The true rule seems to be adverted to by the counsel for the defendant, that, to constitute a felony, there must be a trespass in the original taking, which cannot be the case where the property has been previously delivered.
It will be a breach of trust or fraud, but cannot amount to felony.
Where a person has not parted with the general property, and holds up a claim, or there is a dispute, and he takes the property, such taking ought not to be considered felonious primâ facie.
The circumstances, however, are with the jury. If a person delivers property to another for a special purpose, he does not part with the general property, and it would seem that the taking of the property, having a claim to the same, would not be felony, unless from circumstances affording the clearest evidence it appeared that the taker meant to charge the bailee with the value of the goods, or produce other loss to him.
As to any consequent injury that might arise to the bailee from taking away the goods, it ought not to make it felony.
If Barrow did not authorize the taking of the horse in the first instance, it would be felony, otherwise it would not. The sword of justice is not to avenge breaches of confidence, which is left to the milder interposition of the civil law.

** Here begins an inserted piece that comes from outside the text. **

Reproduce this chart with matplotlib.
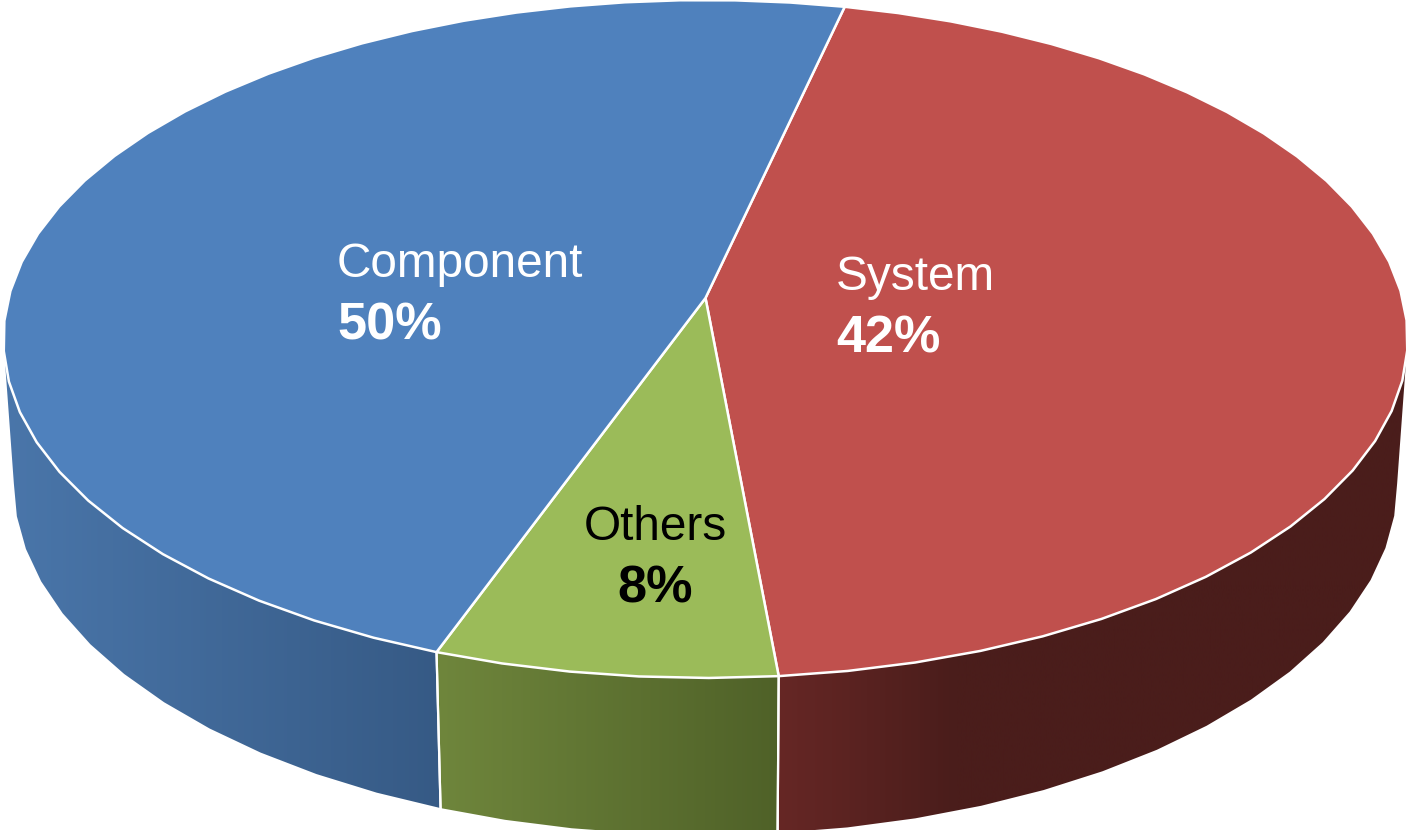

WHITE, J., considered the old law as the most correct, and that Mr. Haywood's opinion was the true one in a free country. It is important that legal principles should be settled. Where the discretion of a judge commences, there law ceases. Upon the second point he stated, that where a man pawns goods and afterwards takes them away, by which the bailee is injured, it is as much felony as in any other case; the pawner being deprived of his goods may be as wicked, and inflict as great an injury as could otherwise arise. Verdict, not guilty.